How is that possible?
Well, I went to see a movie that was described at the opening to be “a Victorian chamber drama”. While I can’t go into great detail, I can talk about the things that I responded to. Largely, it was the verbal abuse. I’ve had family and partners who have told me that I’m fat and a whore. I’ve had partners who were intentionally cold. I’ve had partners who have had sex with me to finish and tell me, “Well, that did nothing for me.”
So, I’ve been greatly devalued for 25 years of my life. I’ve been constantly made to feel like something is wrong with me. That I’m not good enough or deserving enough of love.
Seeing anything that smacks of that from partners and family… it can be quite jarring. Or rather, I would say that it’s triggering.
This time, my response is that I live in this layered world right now.

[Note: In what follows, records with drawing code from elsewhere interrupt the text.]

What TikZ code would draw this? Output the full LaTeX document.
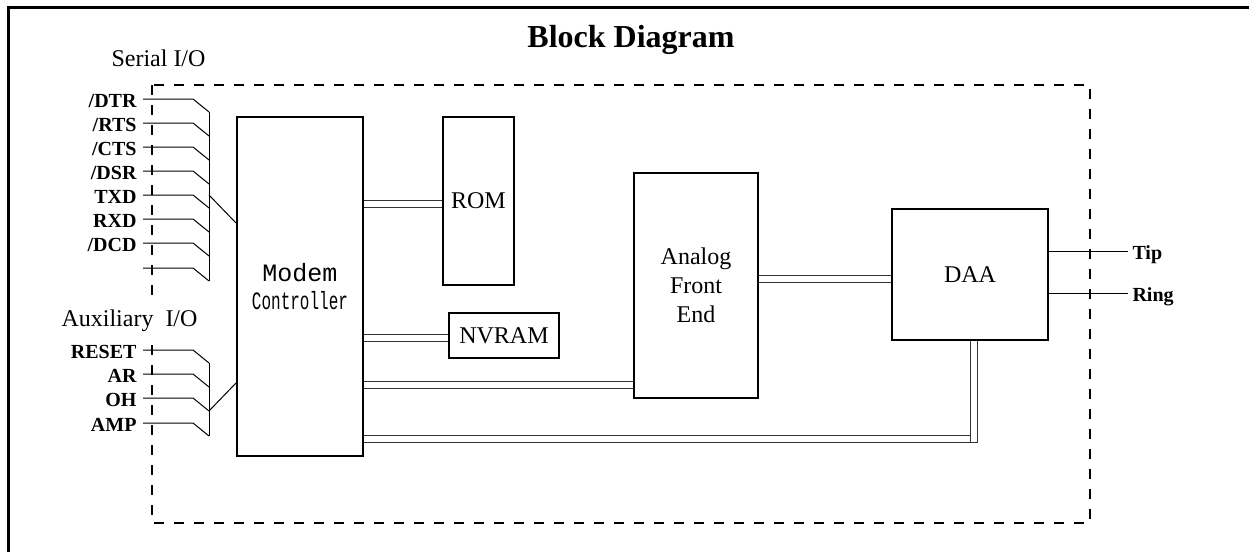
\documentclass[tikz,border=0pt]{standalone}
\usepackage{fontspec}
\setmainfont{Liberation Serif}
\setmonofont{Liberation Mono}
\usepackage{graphicx}

\begin{document}
\begin{tikzpicture}[x=0.5pt, y=-0.5pt,
        blk/.style={draw, line width=1pt, align=center, font=\fontsize{12}{14.5}\selectfont},
        bus/.style={draw=black!80, line width=0.5pt, double=white, double distance=3pt},
        sig/.style={line width=0.5pt},
        siglbl/.style={anchor=base east, inner sep=0pt, xshift=-3pt, yshift=-4.25pt, font=\bfseries\fontsize{10}{11}\selectfont},
        linelbl/.style={anchor=base west, inner sep=0pt, xshift=2pt, yshift=-4pt, font=\bfseries\fontsize{10}{11}\selectfont},
        grp/.style={anchor=base, font=\fontsize{12}{14}\selectfont}]
        \useasboundingbox (0,0) rectangle (1249,552);

        % Frame and title
        \draw[line width=1.5pt] (8,552) -- (8,7) -- (1249,7);
        \node[anchor=base, font=\bfseries\fontsize{16}{18}\selectfont] (title) at (631,47) {Block Diagram};

        % Modem boundary
        \draw[line width=1.4pt, dash pattern=on 5pt off 5pt] (152,85) rectangle (1090,523);
        \node[grp] (serial) at (158.5,66) {Serial I/O};
        \node[grp, fill=white] (aux) at (129.5,326) {Auxiliary\ \ I/O};

        % Blocks
        \node[blk, minimum width=63pt, minimum height=169.5pt, font=\ttfamily\fontsize{12.5}{14}\selectfont] (mc) at (300,286.5) {Modem\\\scalebox{0.64}[1]{Controller}};
        \node[blk, minimum width=35.5pt, minimum height=84pt] (rom) at (478.5,201) {ROM};
        \node[blk, minimum width=55pt, minimum height=22.5pt] (nvram) at (504,335.5) {NVRAM};
        \node[blk, minimum width=62pt, minimum height=112.5pt] (afe) at (696,285.5) {Analog\\Front\\End};
        \node[blk, line width=0.6pt, minimum width=78pt, minimum height=65.5pt] (daa) at (970,274.5) {DAA};

        % Buses
        \coordinate (bend) at (974,438.5);
        \draw[bus] (mc.east |- 0,204) -- (rom.west |- 0,204);
        \draw[bus] (mc.east |- 0,338) -- (nvram.west |- 0,338);
        \draw[bus] (mc.east |- 0,385) -- (afe.west |- 0,385);
        \draw[bus] (afe.east |- 0,279) -- (daa.west |- 0,279);
        \draw[bus] (mc.east |- bend) -- ([xshift=1.75pt]bend);
        \draw[bus] (daa.south -| bend) -- ([yshift=-1.75pt]bend);

        % Serial I/O lines
        \draw[sig] (143,99) node[siglbl] (dtr) {/DTR} -- (193,99) -- (209,112);
        \draw[sig] (143,123) node[siglbl] (rts) {/RTS} -- (193,123) -- (209,136);
        \draw[sig] (143,147) node[siglbl] (cts) {/CTS} -- (193,147) -- (209,160);
        \draw[sig] (143,171) node[siglbl] (dsr) {/DSR} -- (193,171) -- (209,184);
        \draw[sig] (143,195) node[siglbl] (txd) {TXD} -- (193,195) -- (209,208);
        \draw[sig] (143,219) node[siglbl] (rxd) {RXD} -- (193,219) -- (209,232);
        \draw[sig] (143,243) node[siglbl] (dcd) {/DCD} -- (193,243) -- (209,256);
        \draw[sig] (143,268) -- (193,268) -- (209,281);
        \draw[sig] (209,112) -- (209,281);
        \draw[sig] (209,195) -- (mc.west |- 0,223);

        % Auxiliary I/O lines
        \draw[sig] (143,350) node[siglbl] (reset) {RESET} -- (193,350) -- (209,363);
        \draw[sig] (143,374) node[siglbl] (ar) {AR} -- (193,374) -- (209,387);
        \draw[sig] (143,398) node[siglbl] (oh) {OH} -- (193,398) -- (209,411);
        \draw[sig] (143,423) node[siglbl] (amp) {AMP} -- (193,423) -- (209,436);
        \draw[sig] (209,363) -- (209,436);
        \draw[sig] (209,411) -- (mc.west |- 0,383);

        % Telephone line
        \draw[sig] (daa.east |- 0,251) -- (1128,251) node[linelbl] (tip) {Tip};
        \draw[sig] (daa.east |- 0,293) -- (1128,293) node[linelbl] (ring) {Ring};
    \end{tikzpicture}
\end{document}
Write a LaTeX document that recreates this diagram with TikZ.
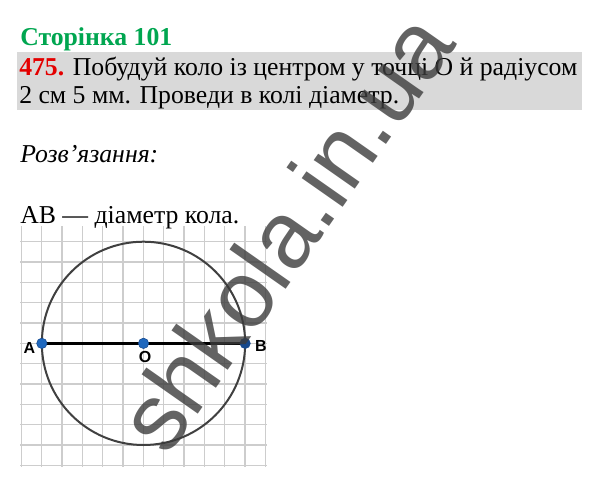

While I’m consciously aware of all the good things that I have in my life right now… There’s another layer to it. It feels like I have a constant flashback. I’m with my family and with ex partners, and all I can see is how love in my life, for 25 years, has been wholly conditional.
I never really knew what unconditional love was supposed to feel like. There are many times, even to this day where I’m still not sure what it means to have someone love me unconditionally.
More difficult for me is that I feel like I’m enough of anything for anyone. I have been repeatedly told and made to feel that I was never enough for anyone. That I was too broken for anyone. That I was too fat, or ugly, or stupid, or… any number of things.
And I often feel that people’s love has strings attached because for so many years and from so many people…
The concept of unconditional love has always been so one-sided for me. It’s a huge fear of mine that no one will ever love me like I love them… that I can be accepted for all the really shitty things that have made me the wreck of a human that I am today.
That’s something that’s going to take time and many words… and actions to show me that I’m not alone on being able to love someone else freely and that there are no strings attached for my love. This issue has been so insidious in my life. I’ve even had friends who done it, ex partners, family…
It’s hard to handle it sometimes, and I’m at the point where it’s hard for me to handle… it’s become such an issue that I’m still in a world of constant flashbacks.
All I can do now, is hope and pray that somehow, some way, that I can be taught that I’m as equally deserving of what I give.